Mi vago desconsuelo infantil con la desaparición de Franco se esfumó como por ensalmo tras su entierro. Luego, como tantos, fui suarista, juancarlista, votante de la UCD, y solo Dios quiso, por muy poco, que no acabase en el socialismo, que es la ideología política que más tiempo ha ocupado el poder en España después de Franco. Tanto que, hasta el surgimiento de Aznar, parecía la única manera incontrovertible de abordar incluso los problemas económicos, más que acuciantes por los estragos que causaba sistemáticamente el PSOE en el equilibrio presupuestario, en la inflación y en el mercado laboral.
Desprecios y ofensas
Tanto ha estado el Partido Socialista en el poder que cree ser la única formación con derecho de pernada para ejercerlo, y con legitimidad histórica para impartir el carné de demócrata, de moderno y de justo. Pero yo me opongo. Habría deseado que el dictador siguiera enterrado en el Valle de los Caídos por respeto a la historia, pero sobre todo porque no acepto lecciones de democracia de los sectarios socialistas; ni de los de Zapatero ni de los actuales y peores de Sánchez. No acepto que Óscar Puente, el portavoz de la Ejecutiva socialista con pinta de camisa parda, diga, a propósito de los que desaprobamos la exhumación: "Les das una oportunidad de que demuestren que son una derecha verdaderamente democrática y homologable a otras derechas moderadas europeas, alejada de cualquier vinculación histórica con la dictadura, y no desaprovechan la ocasión para retratarse".

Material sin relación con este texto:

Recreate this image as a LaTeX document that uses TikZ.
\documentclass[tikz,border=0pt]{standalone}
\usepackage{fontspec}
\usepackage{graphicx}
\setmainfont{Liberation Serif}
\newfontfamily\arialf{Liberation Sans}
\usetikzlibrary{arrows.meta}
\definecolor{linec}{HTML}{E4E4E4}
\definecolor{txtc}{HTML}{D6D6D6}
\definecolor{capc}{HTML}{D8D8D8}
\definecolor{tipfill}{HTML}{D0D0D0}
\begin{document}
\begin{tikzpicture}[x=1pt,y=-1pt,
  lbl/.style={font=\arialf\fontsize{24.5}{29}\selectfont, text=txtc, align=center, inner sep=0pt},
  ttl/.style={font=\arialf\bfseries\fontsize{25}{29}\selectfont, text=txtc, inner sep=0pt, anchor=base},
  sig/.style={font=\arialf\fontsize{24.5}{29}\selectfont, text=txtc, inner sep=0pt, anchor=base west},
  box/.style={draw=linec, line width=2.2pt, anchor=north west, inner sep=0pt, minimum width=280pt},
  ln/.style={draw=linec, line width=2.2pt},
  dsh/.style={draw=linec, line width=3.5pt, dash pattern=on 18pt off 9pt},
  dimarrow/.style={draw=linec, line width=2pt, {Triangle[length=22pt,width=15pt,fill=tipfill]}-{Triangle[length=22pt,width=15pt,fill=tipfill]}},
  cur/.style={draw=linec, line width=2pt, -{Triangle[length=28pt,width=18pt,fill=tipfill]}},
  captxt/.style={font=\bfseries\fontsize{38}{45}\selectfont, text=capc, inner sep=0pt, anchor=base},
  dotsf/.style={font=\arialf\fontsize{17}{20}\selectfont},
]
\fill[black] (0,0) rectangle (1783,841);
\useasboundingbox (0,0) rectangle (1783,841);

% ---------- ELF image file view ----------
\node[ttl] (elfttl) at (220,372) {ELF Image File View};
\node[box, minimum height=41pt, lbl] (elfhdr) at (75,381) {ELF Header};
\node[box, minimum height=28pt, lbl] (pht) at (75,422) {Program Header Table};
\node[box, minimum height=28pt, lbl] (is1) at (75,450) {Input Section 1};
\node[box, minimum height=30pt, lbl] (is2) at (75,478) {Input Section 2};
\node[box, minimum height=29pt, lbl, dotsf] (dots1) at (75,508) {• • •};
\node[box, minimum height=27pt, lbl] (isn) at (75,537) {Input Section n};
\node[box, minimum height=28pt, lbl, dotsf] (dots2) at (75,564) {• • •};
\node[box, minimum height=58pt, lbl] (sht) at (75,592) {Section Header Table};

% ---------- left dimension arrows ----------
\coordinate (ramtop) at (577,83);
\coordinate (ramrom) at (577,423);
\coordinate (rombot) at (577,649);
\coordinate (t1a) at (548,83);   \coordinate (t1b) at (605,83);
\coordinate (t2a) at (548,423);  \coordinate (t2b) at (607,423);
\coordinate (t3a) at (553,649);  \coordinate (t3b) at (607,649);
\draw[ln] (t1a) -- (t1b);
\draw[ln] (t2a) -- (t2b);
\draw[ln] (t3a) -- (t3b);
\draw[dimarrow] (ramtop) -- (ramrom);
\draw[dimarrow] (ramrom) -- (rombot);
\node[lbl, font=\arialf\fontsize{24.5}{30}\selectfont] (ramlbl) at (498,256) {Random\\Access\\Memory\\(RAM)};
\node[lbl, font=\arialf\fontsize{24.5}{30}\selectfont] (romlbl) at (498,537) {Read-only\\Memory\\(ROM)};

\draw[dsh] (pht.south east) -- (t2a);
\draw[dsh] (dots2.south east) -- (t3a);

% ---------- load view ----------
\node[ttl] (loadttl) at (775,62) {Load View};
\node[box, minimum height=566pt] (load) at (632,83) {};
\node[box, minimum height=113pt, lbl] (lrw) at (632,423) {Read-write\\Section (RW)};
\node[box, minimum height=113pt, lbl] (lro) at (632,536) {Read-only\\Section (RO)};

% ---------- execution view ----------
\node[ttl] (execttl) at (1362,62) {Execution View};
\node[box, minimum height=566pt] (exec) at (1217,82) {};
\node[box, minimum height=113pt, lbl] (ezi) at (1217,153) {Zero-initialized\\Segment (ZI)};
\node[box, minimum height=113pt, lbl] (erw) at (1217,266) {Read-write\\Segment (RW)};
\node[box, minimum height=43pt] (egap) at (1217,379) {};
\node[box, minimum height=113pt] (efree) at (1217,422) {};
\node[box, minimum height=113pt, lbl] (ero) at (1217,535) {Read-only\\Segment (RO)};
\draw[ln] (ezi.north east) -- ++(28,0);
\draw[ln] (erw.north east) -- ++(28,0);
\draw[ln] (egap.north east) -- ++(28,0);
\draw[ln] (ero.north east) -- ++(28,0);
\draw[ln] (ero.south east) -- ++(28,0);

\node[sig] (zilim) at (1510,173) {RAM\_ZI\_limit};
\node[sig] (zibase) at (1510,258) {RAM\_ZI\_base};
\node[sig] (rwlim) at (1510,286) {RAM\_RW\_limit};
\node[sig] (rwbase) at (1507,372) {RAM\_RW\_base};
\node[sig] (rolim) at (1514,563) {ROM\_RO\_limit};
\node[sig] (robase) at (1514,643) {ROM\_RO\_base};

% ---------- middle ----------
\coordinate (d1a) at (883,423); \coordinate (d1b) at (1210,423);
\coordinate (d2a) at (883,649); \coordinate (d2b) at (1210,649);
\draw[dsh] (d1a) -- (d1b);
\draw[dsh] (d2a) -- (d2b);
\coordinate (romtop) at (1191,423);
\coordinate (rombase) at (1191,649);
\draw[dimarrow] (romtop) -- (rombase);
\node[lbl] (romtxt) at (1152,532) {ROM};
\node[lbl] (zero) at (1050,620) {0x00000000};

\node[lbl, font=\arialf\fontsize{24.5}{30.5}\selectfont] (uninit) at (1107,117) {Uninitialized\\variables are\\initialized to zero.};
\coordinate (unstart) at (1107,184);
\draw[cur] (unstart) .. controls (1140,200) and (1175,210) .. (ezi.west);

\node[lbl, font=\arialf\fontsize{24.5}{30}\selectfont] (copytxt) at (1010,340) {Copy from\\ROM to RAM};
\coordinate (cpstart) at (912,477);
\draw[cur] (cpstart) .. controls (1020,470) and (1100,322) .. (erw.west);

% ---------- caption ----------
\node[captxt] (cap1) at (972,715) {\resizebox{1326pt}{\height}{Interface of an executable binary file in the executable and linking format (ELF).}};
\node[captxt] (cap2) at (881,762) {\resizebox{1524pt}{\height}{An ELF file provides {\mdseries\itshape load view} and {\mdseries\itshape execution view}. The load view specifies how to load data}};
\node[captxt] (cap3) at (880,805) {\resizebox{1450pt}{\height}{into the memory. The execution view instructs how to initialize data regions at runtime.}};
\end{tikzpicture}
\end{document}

Por eso aquí me retrato, y denuncio esta operación de pirotecnia política y de demagogia insoportable que no solo tiene unos descarados y vergonzosos propósitos electorales, sino otros más corrosivos, que son los de practicar la venganza, los de alimentar el resentimiento y los de dividir y emponzoñar la convivencia social, con más exhumaciones y ocurrencias que vendrán. También, desde luego, el propósito de destruir todo lo que se pueda a la derecha como eventual alternativa política. Y esta es una estrategia completamente devastadora, en mi opinión, que conviene denunciar.